Regional Challenges to Peace
- Africa The Institute has recently undertaken
in-depth investigations on the conflict zones in Central Africa, the
Horn of Africa, and East Africa. Periodic meetings and field research
in African zones of conflict are planned for the months ahead.
- Asia-Pacific Region The Research
and Studies Program conducts frequent working group meetings directed
toward managing conflicts, reducing tension, building confidence,
and advancing reconciliation on the Korean Peninsula. In addition,
efforts are underway to examine options for reducing tension and preventing
conflict in other regional flash points, including the Taiwan Strait,
the South China Sea, South Asia, and Indonesia.
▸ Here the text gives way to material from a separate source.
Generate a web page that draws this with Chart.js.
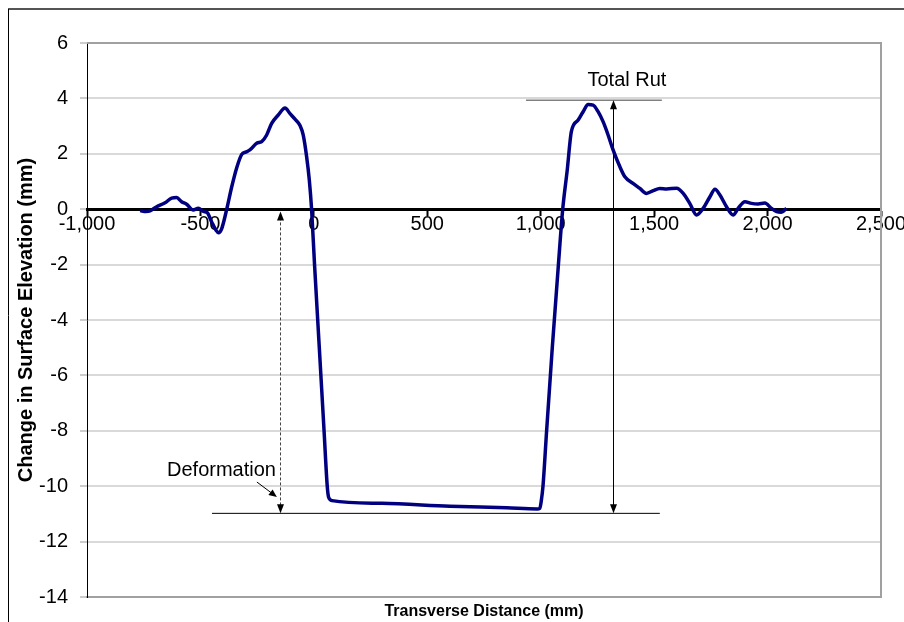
<!DOCTYPE html>
<html><head><meta charset="utf-8">
<script src="https://cdn.jsdelivr.net/npm/chart.js@4"></script>
<style>html,body{margin:0;padding:0;background:#fff;}#wrap{width:904px;height:622px;position:relative;}</style>
</head><body><div id="wrap"><canvas id="c" width="904" height="622"></canvas></div>
<script>
// Transverse distance (mm)
const distance = [-766,-740,-722,-693,-656,-627,-605,-583,-561,-532,-509,-487,-470,-451,-432,-420,-407,-384,-362,-340,-318,-300,-282,-252,-230,-208,-186,-157,-127,-105,-83,-61,-47,-32,-20,-10,3,24,45,59,65,80,300,600,850,985,996,1003,1010,1026,1051,1078,1097,1117,1135,1165,1187,1209,1231,1253,1275,1297,1319,1349,1371,1407,1437,1466,1496,1525,1555,1599,1628,1657,1687,1716,1746,1768,1790,1819,1848,1870,1900,1929,1958,1988,2017,2040,2061,2083];
// Change in surface elevation (mm)
const elevation = [-0.05,-0.08,-0.06,0.09,0.23,0.40,0.42,0.27,0.18,-0.03,0.03,-0.08,-0.12,-0.45,-0.75,-0.85,-0.72,0.0,0.81,1.50,1.98,2.06,2.14,2.38,2.44,2.68,3.10,3.40,3.65,3.45,3.25,3.02,2.68,1.90,1.05,0.0,-2.0,-5.0,-8.0,-10.0,-10.4,-10.52,-10.62,-10.72,-10.78,-10.82,-10.8,-10.5,-10.0,-8.0,-5.0,-2.0,0.0,1.42,2.80,3.22,3.52,3.78,3.76,3.52,3.16,2.68,2.14,1.53,1.17,0.93,0.75,0.57,0.67,0.75,0.73,0.76,0.57,0.21,-0.21,0.03,0.45,0.72,0.51,0.09,-0.21,0.03,0.27,0.21,0.19,0.22,0.03,-0.09,-0.11,0.03];
const xRange = [-1000, 2500];
const yRange = [-14, 6];
// Annotation geometry in data units
const rutTopLine = [935, 1534, 3.93];        // x1, x2, y
const rutBottomLine = [-449, 1525, -10.98];  // x1, x2, y
const totalRutArrowX = 1318;
const deformationArrowX = -149;
const deformationArrowTop = -0.08;
const deformationPointer = [-251, -9.85, -163, -10.39];
const totalRutLabel = ['Total Rut', 1380, 4.63];
const deformationLabel = ['Deformation', -167, -9.42];

const FONT = 'Arial, "Liberation Sans", sans-serif';

function arrowHead(ctx, x, y, dx, dy, len, hw) {
  const px = -dy, py = dx;
  ctx.beginPath();
  ctx.moveTo(x, y);
  ctx.lineTo(x - dx*len + px*hw, y - dy*len + py*hw);
  ctx.lineTo(x - dx*len - px*hw, y - dy*len - py*hw);
  ctx.closePath();
  ctx.fill();
}

const annot = {
  id: 'annot',
  beforeDraw(chart) {
    const ctx = chart.ctx;
    ctx.save();
    ctx.strokeStyle = '#555';
    ctx.lineWidth = 2;
    ctx.beginPath(); ctx.moveTo(8, 9); ctx.lineTo(904, 9); ctx.stroke();
    ctx.strokeStyle = '#000';
    ctx.lineWidth = 1;
    ctx.beginPath(); ctx.moveTo(8.5, 9); ctx.lineTo(8.5, 622); ctx.stroke();
    ctx.restore();
  },
  beforeDatasetsDraw(chart) {
    const ctx = chart.ctx, a = chart.chartArea;
    ctx.save();
    ctx.strokeStyle = '#a0a0a0';
    ctx.lineWidth = 2;
    ctx.beginPath();
    ctx.moveTo(a.left, a.top); ctx.lineTo(a.right, a.top); ctx.lineTo(a.right, a.bottom);
    ctx.stroke();
    ctx.restore();
  },
  afterDatasetsDraw(chart) {
    const ctx = chart.ctx, xs = chart.scales.x, ys = chart.scales.y;
    const X = v => xs.getPixelForValue(v), Y = v => ys.getPixelForValue(v);
    ctx.save();
    ctx.strokeStyle = '#808080'; ctx.lineWidth = 1.5;
    ctx.beginPath(); ctx.moveTo(X(rutTopLine[0]), Y(rutTopLine[2])); ctx.lineTo(X(rutTopLine[1]), Y(rutTopLine[2])); ctx.stroke();
    ctx.strokeStyle = '#000'; ctx.lineWidth = 1;
    ctx.beginPath(); ctx.moveTo(X(rutBottomLine[0]), Y(rutBottomLine[2])); ctx.lineTo(X(rutBottomLine[1]), Y(rutBottomLine[2])); ctx.stroke();
    const tx = Math.round(X(totalRutArrowX)) + 0.5;
    const t1 = Y(rutTopLine[2]), t2 = Y(rutBottomLine[2]);
    ctx.beginPath(); ctx.moveTo(tx, t1 + 6); ctx.lineTo(tx, t2 - 6); ctx.stroke();
    ctx.fillStyle = '#000';
    arrowHead(ctx, tx, t1, 0, -1, 9, 3.5);
    arrowHead(ctx, tx, t2, 0, 1, 9, 3.5);
    const dx = Math.round(X(deformationArrowX)) + 0.5;
    const d1 = Y(deformationArrowTop);
    ctx.strokeStyle = '#444'; ctx.setLineDash([3, 2]);
    ctx.beginPath(); ctx.moveTo(dx, d1 + 6); ctx.lineTo(dx, t2 - 6); ctx.stroke();
    ctx.setLineDash([]);
    arrowHead(ctx, dx, d1, 0, -1, 9, 3.5);
    arrowHead(ctx, dx, t2, 0, 1, 9, 3.5);
    const p = deformationPointer;
    const px1 = X(p[0]), py1 = Y(p[1]), px2 = X(p[2]), py2 = Y(p[3]);
    const L = Math.hypot(px2 - px1, py2 - py1), ux = (px2 - px1) / L, uy = (py2 - py1) / L;
    ctx.strokeStyle = '#000';
    ctx.beginPath(); ctx.moveTo(px1, py1); ctx.lineTo(px2 - ux*5, py2 - uy*5); ctx.stroke();
    arrowHead(ctx, px2, py2, ux, uy, 8, 3.5);
    ctx.font = '20px ' + FONT;
    ctx.fillStyle = '#000';
    ctx.textBaseline = 'middle';
    ctx.textAlign = 'center';
    ctx.fillText(totalRutLabel[0], X(totalRutLabel[1]), Y(totalRutLabel[2]));
    ctx.textAlign = 'right';
    ctx.fillText(deformationLabel[0], X(deformationLabel[1]), Y(deformationLabel[2]));
    ctx.restore();
  }
};

new Chart(document.getElementById('c'), {
  type: 'line',
  data: {
    datasets: [{
      data: distance.map((x, i) => ({x: x, y: elevation[i]})),
      borderColor: '#000080',
      borderWidth: 3.5,
      pointRadius: 0,
      fill: false,
      cubicInterpolationMode: 'monotone',
      xAxisID: 'x', yAxisID: 'y'
    }]
  },
  options: {
    responsive: false,
    animation: false,
    devicePixelRatio: 1,
    layout: { padding: { left: 0, top: 43, right: 23, bottom: 0 } },
    plugins: { legend: { display: false }, tooltip: { enabled: false } },
    scales: {
      x: {
        type: 'linear', min: xRange[0], max: xRange[1],
        position: { y: 0 },
        ticks: { stepSize: 500, color: '#000', padding: 0, maxRotation: 0,
          font: { family: FONT, size: 20, lineHeight: 1 },
          callback: v => v.toLocaleString('en-US') },
        grid: { drawOnChartArea: false, drawTicks: true, tickLength: 5, tickColor: '#000', tickWidth: 2 },
        border: { display: true, color: '#000', width: 3 },
        afterFit: s => { s.height = 0; s.paddingLeft = 0; s.paddingRight = 0; }
      },
      xb: {
        type: 'linear', min: xRange[0], max: xRange[1],
        position: 'bottom',
        ticks: { display: false },
        grid: { display: false, drawTicks: false },
        border: { display: true, color: '#a0a0a0', width: 2 },
        title: { display: true, text: 'Transverse Distance (mm)', color: '#000',
          font: { family: FONT, size: 16, weight: 'bold', lineHeight: 1.2 }, padding: { top: 0, bottom: 1 } },
        afterFit: s => { s.height = 25; s.paddingLeft = 0; s.paddingRight = 0; }
      },
      y: {
        type: 'linear', min: yRange[0], max: yRange[1],
        position: 'left',
        ticks: { stepSize: 2, color: '#000', padding: 12, font: { family: FONT, size: 20 } },
        grid: { color: '#d9d9d9', lineWidth: 2, drawTicks: true, tickLength: 7, tickColor: '#999', tickWidth: 1 },
        border: { display: true, color: '#000', width: 1 },
        title: { display: true, text: 'Change in Surface Elevation (mm)', color: '#000',
          font: { family: FONT, size: 20, weight: 'bold', lineHeight: 1.2 }, padding: { top: 14, bottom: 0 } },
        afterFit: s => { s.width = 87; }
      }
    }
  },
  plugins: [annot]
});
</script>
</body></html>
- Europe and Russia Research and
Studies continues to focus on prospects for transatlantic cooperation
and for Europe's continued peaceful evolution. The primary emphasis
of the Future of Europe Project's high-profile Russia Working Group
is to identify effective U.S. and European political, economic, and
security policies to ensure Russia's long-term Western orientation
and integration into Europe.
- Middle East Research and Studies engages
in a program of meetings, research, and writing on many of the key
challenges to peace in the Middle East. Those challenges include the
ongoing conflicts between Iraq and the international community, the
various Arab-Israeli peace processes, and reversing 20 years of adversarial
relations between the United States and Iran.
- Latin America Research and Studies, in cooperation with other
Institute programs, supports periodic meetings on conflict resolution
in Latin America. Recent workshops have focused on the 1992 Salvadoran
peace accords and conflict in Colombia.